--- start of Data block ---

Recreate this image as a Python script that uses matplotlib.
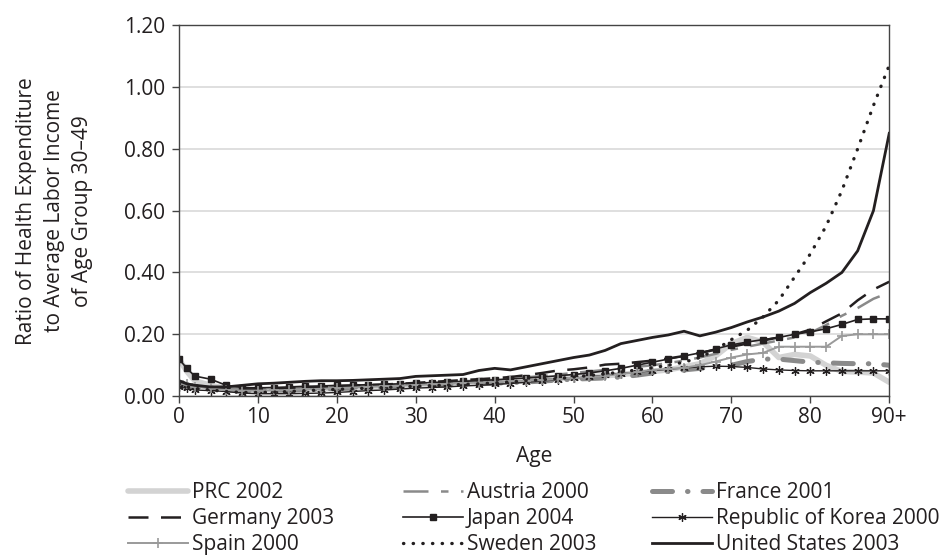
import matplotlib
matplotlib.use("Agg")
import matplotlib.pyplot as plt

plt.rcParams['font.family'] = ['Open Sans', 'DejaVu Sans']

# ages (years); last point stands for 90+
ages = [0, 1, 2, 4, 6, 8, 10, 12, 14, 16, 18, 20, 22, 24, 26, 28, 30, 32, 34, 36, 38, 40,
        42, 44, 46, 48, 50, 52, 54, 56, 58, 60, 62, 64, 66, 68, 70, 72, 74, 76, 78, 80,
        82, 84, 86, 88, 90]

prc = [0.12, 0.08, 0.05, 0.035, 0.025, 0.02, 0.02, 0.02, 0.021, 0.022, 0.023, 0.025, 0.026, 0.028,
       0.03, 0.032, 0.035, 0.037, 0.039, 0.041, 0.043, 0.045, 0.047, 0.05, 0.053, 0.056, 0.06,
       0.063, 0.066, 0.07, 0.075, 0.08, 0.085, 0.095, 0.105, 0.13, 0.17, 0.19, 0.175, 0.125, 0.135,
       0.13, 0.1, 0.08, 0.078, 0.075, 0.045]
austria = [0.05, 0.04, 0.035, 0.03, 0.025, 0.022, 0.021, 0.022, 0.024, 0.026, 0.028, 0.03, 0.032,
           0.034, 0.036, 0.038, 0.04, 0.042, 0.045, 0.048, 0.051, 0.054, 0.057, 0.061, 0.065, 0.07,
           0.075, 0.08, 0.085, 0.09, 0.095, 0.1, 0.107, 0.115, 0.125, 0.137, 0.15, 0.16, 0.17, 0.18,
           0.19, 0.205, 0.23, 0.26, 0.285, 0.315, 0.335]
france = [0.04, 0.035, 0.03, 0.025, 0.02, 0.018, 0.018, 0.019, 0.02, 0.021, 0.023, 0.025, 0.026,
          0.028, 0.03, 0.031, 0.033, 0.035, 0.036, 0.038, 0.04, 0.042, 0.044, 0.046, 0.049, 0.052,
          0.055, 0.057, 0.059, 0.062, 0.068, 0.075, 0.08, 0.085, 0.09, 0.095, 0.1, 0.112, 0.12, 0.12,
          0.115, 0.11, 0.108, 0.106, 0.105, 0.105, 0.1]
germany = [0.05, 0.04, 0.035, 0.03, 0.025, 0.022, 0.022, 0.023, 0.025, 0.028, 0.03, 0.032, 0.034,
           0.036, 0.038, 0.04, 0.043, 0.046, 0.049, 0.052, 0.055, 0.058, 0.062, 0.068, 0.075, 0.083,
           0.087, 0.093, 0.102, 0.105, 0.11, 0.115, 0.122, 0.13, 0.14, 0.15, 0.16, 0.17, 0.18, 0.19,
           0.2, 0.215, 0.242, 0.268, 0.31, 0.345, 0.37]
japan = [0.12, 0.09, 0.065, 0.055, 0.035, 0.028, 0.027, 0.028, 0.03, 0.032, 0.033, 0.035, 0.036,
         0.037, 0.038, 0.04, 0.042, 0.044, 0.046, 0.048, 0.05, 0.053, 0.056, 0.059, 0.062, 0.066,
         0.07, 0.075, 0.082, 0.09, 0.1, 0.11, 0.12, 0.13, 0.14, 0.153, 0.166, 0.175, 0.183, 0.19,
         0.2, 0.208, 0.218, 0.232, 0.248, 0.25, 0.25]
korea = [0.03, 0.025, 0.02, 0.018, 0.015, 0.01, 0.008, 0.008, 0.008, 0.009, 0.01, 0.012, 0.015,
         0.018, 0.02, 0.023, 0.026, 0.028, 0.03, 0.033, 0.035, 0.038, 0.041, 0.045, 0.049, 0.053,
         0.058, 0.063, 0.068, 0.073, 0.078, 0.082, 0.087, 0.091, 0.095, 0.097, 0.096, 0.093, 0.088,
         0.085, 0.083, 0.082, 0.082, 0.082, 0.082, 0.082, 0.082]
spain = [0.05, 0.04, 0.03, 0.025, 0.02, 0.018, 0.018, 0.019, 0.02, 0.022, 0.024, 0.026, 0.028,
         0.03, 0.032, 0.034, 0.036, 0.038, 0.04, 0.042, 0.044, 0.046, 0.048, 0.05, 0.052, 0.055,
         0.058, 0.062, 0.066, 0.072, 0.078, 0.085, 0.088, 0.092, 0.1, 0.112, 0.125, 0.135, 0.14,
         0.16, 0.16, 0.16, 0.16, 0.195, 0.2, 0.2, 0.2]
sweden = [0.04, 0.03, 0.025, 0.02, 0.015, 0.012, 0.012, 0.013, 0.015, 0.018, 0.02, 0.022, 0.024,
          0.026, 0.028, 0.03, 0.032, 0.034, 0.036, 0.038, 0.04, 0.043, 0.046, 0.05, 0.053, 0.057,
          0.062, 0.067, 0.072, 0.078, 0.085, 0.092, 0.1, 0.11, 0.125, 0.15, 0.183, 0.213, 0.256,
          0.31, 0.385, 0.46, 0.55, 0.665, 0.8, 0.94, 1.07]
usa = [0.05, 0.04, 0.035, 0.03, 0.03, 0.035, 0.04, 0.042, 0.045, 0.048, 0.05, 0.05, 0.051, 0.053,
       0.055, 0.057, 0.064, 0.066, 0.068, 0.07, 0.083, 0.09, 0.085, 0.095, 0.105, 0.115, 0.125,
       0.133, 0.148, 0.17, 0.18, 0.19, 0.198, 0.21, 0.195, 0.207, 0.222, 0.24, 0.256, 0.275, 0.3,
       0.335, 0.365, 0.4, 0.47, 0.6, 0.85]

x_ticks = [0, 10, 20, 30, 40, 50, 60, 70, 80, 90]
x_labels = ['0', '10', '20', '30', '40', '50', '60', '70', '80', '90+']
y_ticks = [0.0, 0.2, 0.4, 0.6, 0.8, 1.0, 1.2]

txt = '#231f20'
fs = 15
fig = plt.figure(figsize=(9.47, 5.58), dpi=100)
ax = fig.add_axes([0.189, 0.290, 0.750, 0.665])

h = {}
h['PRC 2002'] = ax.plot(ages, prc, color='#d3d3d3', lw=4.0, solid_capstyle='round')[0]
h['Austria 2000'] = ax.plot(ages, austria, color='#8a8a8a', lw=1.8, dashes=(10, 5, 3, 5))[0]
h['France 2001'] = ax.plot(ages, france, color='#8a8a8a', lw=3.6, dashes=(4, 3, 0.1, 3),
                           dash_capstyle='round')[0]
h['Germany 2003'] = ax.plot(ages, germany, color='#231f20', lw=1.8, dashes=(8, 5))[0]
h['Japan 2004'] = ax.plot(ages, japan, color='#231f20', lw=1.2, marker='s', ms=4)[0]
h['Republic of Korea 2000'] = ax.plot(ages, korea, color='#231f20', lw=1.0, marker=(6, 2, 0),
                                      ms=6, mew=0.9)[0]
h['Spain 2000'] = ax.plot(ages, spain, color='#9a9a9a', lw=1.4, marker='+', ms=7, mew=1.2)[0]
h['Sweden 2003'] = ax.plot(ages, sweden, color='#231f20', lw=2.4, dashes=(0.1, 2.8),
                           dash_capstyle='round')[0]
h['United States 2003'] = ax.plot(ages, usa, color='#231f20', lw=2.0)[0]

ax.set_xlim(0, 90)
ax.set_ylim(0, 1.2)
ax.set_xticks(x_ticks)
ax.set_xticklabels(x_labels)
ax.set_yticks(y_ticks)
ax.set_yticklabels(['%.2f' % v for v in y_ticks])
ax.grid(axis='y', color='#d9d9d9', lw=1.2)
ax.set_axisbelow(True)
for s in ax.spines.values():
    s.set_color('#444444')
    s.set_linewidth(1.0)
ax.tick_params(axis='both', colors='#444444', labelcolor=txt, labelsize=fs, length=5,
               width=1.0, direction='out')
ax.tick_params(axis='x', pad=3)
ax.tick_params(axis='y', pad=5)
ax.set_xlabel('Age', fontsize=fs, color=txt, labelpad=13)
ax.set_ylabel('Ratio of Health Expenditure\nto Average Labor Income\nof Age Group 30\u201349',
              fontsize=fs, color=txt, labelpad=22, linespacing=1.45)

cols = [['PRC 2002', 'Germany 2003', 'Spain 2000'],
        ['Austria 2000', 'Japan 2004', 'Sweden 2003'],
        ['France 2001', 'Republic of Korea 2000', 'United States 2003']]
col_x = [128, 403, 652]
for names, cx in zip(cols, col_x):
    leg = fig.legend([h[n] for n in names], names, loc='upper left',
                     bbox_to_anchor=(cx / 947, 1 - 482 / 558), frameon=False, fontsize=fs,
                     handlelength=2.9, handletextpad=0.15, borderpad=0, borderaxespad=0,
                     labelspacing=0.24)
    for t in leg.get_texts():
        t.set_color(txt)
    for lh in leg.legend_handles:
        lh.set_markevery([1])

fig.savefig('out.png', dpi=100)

--- end of Data block ---

Copy nothing but the lines from the first one in the listing through the line with "82, 84, 86, 88, 90]", and omit the pictures.

> [Reply]:
Recreate this image as a Python script that uses matplotlib.
import matplotlib
matplotlib.use("Agg")
import matplotlib.pyplot as plt

plt.rcParams['font.family'] = ['Open Sans', 'DejaVu Sans']

# ages (years); last point stands for 90+
ages = [0, 1, 2, 4, 6, 8, 10, 12, 14, 16, 18, 20, 22, 24, 26, 28, 30, 32, 34, 36, 38, 40,
        42, 44, 46, 48, 50, 52, 54, 56, 58, 60, 62, 64, 66, 68, 70, 72, 74, 76, 78, 80,
        82, 84, 86, 88, 90]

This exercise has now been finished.